Let’s say you make a UI to gather some user feedback. Nothing complicated. Just a thumbs up/down widget. It starts out neutral, but when the user clicks up or down, you highlight what they clicked an de-emphasize/disable the other (so it requires an explicit toggle to change your mind).

A set of thumbs-up and thumbs-down icons in various states, with some in grayscale and others highlighted in green or red.

So you implement it. Ship it. Cool. Works right?

Well, per my previous article about “sanding” a user interface UI by clicking around a lot, did you click on it a lot?

If you do, you’ll find that doing so selects the thumbs up/down icon as if it were text:

Animated gif of a thumbs up icon being clicked repeatedly and gaining a text selection UI native to the OS.

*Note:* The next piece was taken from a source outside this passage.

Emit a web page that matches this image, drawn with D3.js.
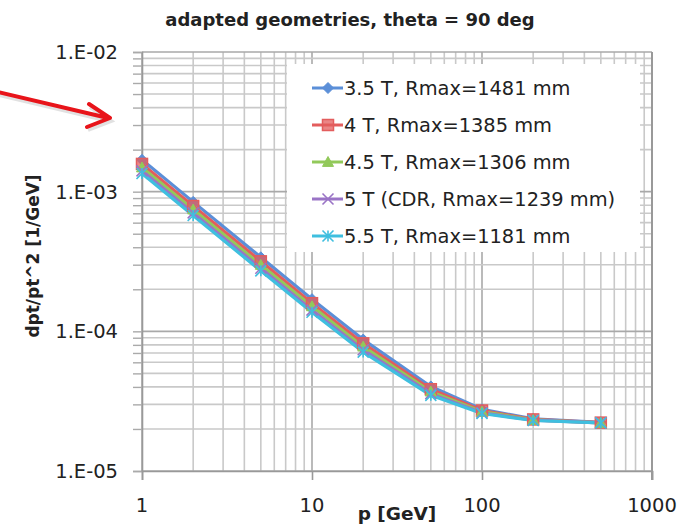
<!DOCTYPE html>
<html>
<head>
<meta charset="utf-8">
<script src="https://cdn.jsdelivr.net/npm/d3@7"></script>
<style>
  body { margin: 0; background: #fff; }
  text { font-family: "DejaVu Sans", sans-serif; fill: #222; }
</style>
</head>
<body>
<div id="chart-area"></div>
<script>
// momentum points [GeV]
const momenta = [1, 2, 5, 10, 20, 50, 100, 200, 500];

// dpt/pt^2 [1/GeV] per field configuration
const b35 = [1.69e-3, 8.45e-4, 3.39e-4, 1.70e-4, 8.73e-5, 4.03e-5, 2.77e-5, 2.36e-5, 2.23e-5];
const b40 = [1.58e-3, 7.90e-4, 3.17e-4, 1.59e-4, 8.20e-5, 3.85e-5, 2.71e-5, 2.34e-5, 2.22e-5];
const b45 = [1.49e-3, 7.45e-4, 2.99e-4, 1.51e-4, 7.77e-5, 3.70e-5, 2.66e-5, 2.32e-5, 2.21e-5];
const b50 = [1.41e-3, 7.05e-4, 2.83e-4, 1.42e-4, 7.38e-5, 3.58e-5, 2.61e-5, 2.31e-5, 2.21e-5];
const b55 = [1.35e-3, 6.75e-4, 2.71e-4, 1.37e-4, 7.10e-5, 3.48e-5, 2.58e-5, 2.30e-5, 2.21e-5];

const seriesNames = [
    '3.5 T, Rmax=1481 mm',
    '4 T, Rmax=1385 mm',
    '4.5 T, Rmax=1306 mm',
    '5 T (CDR, Rmax=1239 mm)',
    '5.5 T, Rmax=1181 mm'
];
const seriesValues = [b35, b40, b45, b50, b55];
const colors = ['#5b8fd8', '#e35d5d', '#92c95a', '#9a74c6', '#3fbfdf'];
const markers = ['diamond', 'square', 'triangle', 'x', 'star'];

const yTickLabels = ['1.E-05', '1.E-04', '1.E-03', '1.E-02'];
const xTickLabels = ['1', '10', '100', '1000'];

const W = 687, H = 525;
const plot = { left: 142, right: 652, top: 52, bottom: 471 };

const svg = d3.select('#chart-area')
    .append('svg')
    .attr('width', W)
    .attr('height', H);

const x = d3.scaleLog().domain([1, 1000]).range([plot.left, plot.right]);
const y = d3.scaleLog().domain([1e-5, 1e-2]).range([plot.bottom, plot.top]);

const isMajor = v => Math.abs(Math.log10(v) - Math.round(Math.log10(v))) < 1e-9;

// gridlines
svg.append('g')
    .selectAll('line')
    .data(x.ticks())
    .enter()
    .append('line')
    .attr('x1', d => x(d)).attr('x2', d => x(d))
    .attr('y1', plot.top).attr('y2', plot.bottom)
    .attr('stroke', d => isMajor(d) ? '#a9a9a9' : '#c9c9c9')
    .attr('stroke-width', 1.6);

svg.append('g')
    .selectAll('line')
    .data(y.ticks())
    .enter()
    .append('line')
    .attr('x1', plot.left).attr('x2', plot.right)
    .attr('y1', d => y(d)).attr('y2', d => y(d))
    .attr('stroke', d => isMajor(d) ? '#a9a9a9' : '#c9c9c9')
    .attr('stroke-width', 1.6);

// axes
const yAxis = d3.axisLeft(y)
    .tickValues(y.ticks())
    .tickSize(9)
    .tickFormat('');
svg.append('g')
    .attr('transform', `translate(${plot.left},0)`)
    .call(yAxis)
    .call(g => g.select('.domain').attr('stroke', '#999').attr('stroke-width', 1.6))
    .call(g => g.selectAll('.tick line').attr('stroke', '#aaa').attr('stroke-width', 1.4));

const xAxis = d3.axisBottom(x)
    .tickValues([1, 10, 100, 1000])
    .tickSize(9)
    .tickFormat('');
svg.append('g')
    .attr('transform', `translate(0,${plot.bottom})`)
    .call(xAxis)
    .call(g => g.select('.domain').attr('stroke', '#999').attr('stroke-width', 1.6))
    .call(g => g.selectAll('.tick line').attr('stroke', '#999').attr('stroke-width', 1.6));

// right border
svg.append('line')
    .attr('x1', plot.right).attr('x2', plot.right)
    .attr('y1', plot.top).attr('y2', plot.bottom + 9)
    .attr('stroke', '#999').attr('stroke-width', 2);

// tick labels
svg.append('g')
    .selectAll('text')
    .data([1e-5, 1e-4, 1e-3, 1e-2])
    .enter()
    .append('text')
    .attr('x', 118)
    .attr('y', d => y(d))
    .attr('dy', '0.36em')
    .attr('text-anchor', 'end')
    .style('font-size', '19.5px')
    .text((d, i) => yTickLabels[i]);

svg.append('g')
    .selectAll('text')
    .data([1, 10, 100, 1000])
    .enter()
    .append('text')
    .attr('x', d => x(d))
    .attr('y', 505)
    .attr('dy', '0.36em')
    .attr('text-anchor', 'middle')
    .style('font-size', '19.5px')
    .text((d, i) => xTickLabels[i]);

// legend background (drawn over grid)
const legend = { x: 287, y: 64, w: 353, h: 188 };
svg.append('rect')
    .attr('x', legend.x).attr('y', legend.y)
    .attr('width', legend.w).attr('height', legend.h)
    .attr('fill', '#fff');

function drawMarker(g, type, color, cx, cy) {
    const s = 5.5;
    if (type === 'diamond') {
        g.append('path')
            .attr('d', `M${cx},${cy - s}L${cx + s},${cy}L${cx},${cy + s}L${cx - s},${cy}Z`)
            .attr('fill', color).attr('stroke', color);
    } else if (type === 'square') {
        g.append('rect')
            .attr('x', cx - s).attr('y', cy - s)
            .attr('width', 2 * s).attr('height', 2 * s)
            .attr('fill', color).attr('fill-opacity', 0.75)
            .attr('stroke', color).attr('stroke-width', 1.5);
    } else if (type === 'triangle') {
        g.append('path')
            .attr('d', `M${cx},${cy - s}L${cx + s},${cy + s * 0.8}L${cx - s},${cy + s * 0.8}Z`)
            .attr('fill', color).attr('stroke', color);
    } else {
        g.append('path')
            .attr('d', `M${cx - s},${cy - s}L${cx + s},${cy + s}M${cx - s},${cy + s}L${cx + s},${cy - s}` +
                (type === 'star' ? `M${cx},${cy - s}L${cx},${cy + s}` : ''))
            .attr('fill', 'none').attr('stroke', color).attr('stroke-width', 1.6);
    }
}

// series lines
const line = d3.line()
    .x(d => x(d[0]))
    .y(d => y(d[1]));

seriesValues.forEach((vals, i) => {
    const pts = momenta.map((p, j) => [p, vals[j]]);
    svg.append('path')
        .datum(pts)
        .attr('fill', 'none')
        .attr('stroke', colors[i])
        .attr('stroke-width', 3.2)
        .attr('stroke-linejoin', 'round')
        .attr('d', line);
});

seriesValues.forEach((vals, i) => {
    const g = svg.append('g');
    momenta.forEach((p, j) => drawMarker(g, markers[i], colors[i], x(p), y(vals[j])));
});

// legend entries
const legendRows = [88, 125, 162, 199, 236];
seriesNames.forEach((name, i) => {
    const g = svg.append('g');
    g.append('line')
        .attr('x1', 312).attr('x2', 343)
        .attr('y1', legendRows[i]).attr('y2', legendRows[i])
        .attr('stroke', colors[i]).attr('stroke-width', 3);
    drawMarker(g, markers[i], colors[i], 328, legendRows[i]);
    g.append('text')
        .attr('x', 344)
        .attr('y', legendRows[i])
        .attr('dy', '0.36em')
        .style('font-size', '19.4px')
        .text(name);
});

// title and axis labels
svg.append('text')
    .attr('x', 350)
    .attr('y', 20)
    .attr('dy', '0.36em')
    .attr('text-anchor', 'middle')
    .style('font-size', '18px')
    .style('font-weight', 'bold')
    .text('adapted geometries, theta = 90 deg');

svg.append('text')
    .attr('transform', 'rotate(-90)')
    .attr('x', -256)
    .attr('y', 33)
    .attr('dy', '0.36em')
    .attr('text-anchor', 'middle')
    .style('font-size', '17px')
    .style('font-weight', 'bold')
    .text('dpt/pt^2 [1/GeV]');

svg.append('text')
    .attr('x', 397)
    .attr('y', 513)
    .attr('dy', '0.36em')
    .attr('text-anchor', 'middle')
    .style('font-size', '18.5px')
    .style('font-weight', 'bold')
    .text('p [GeV]');

// red annotation arrow
const arrow = svg.append('g');
arrow.append('path')
    .attr('d', 'M-2,92 L108,118 M89,104 L110,118 L87,127')
    .attr('fill', 'none')
    .attr('stroke', '#888')
    .attr('stroke-opacity', 0.25)
    .attr('stroke-width', 4)
    .attr('transform', 'translate(1,3)');
arrow.append('path')
    .attr('d', 'M-2,92 L108,118 M89,104 L110,118 L87,127')
    .attr('fill', 'none')
    .attr('stroke', '#e8141a')
    .attr('stroke-width', 4)
    .attr('stroke-linecap', 'round')
    .attr('stroke-linejoin', 'round');
</script>
</body>
</html>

So now you have this weird text selection that’s a bit of an eye sore. It’s not relevant to text selection because it’s not text. It’s an SVG. So the selection UI that appears is misleading and distracting.

A thumbs up icon that was clicked repeatedly and has a text selection UI native to the OS overlaid on it.

One possible fix: leverage the user-select: none property in CSS which makes it not selectable. When the user clicks multiple times to toggle, no text selection UI will appear.

A thumbs up icon with a cursor over it and no text selection UI.

Cool. Great!

Another reason to click around a lot. You can ensure any rough edges are smoothed out, and any “UI splinters” are ones you get (and fix) in place of your users.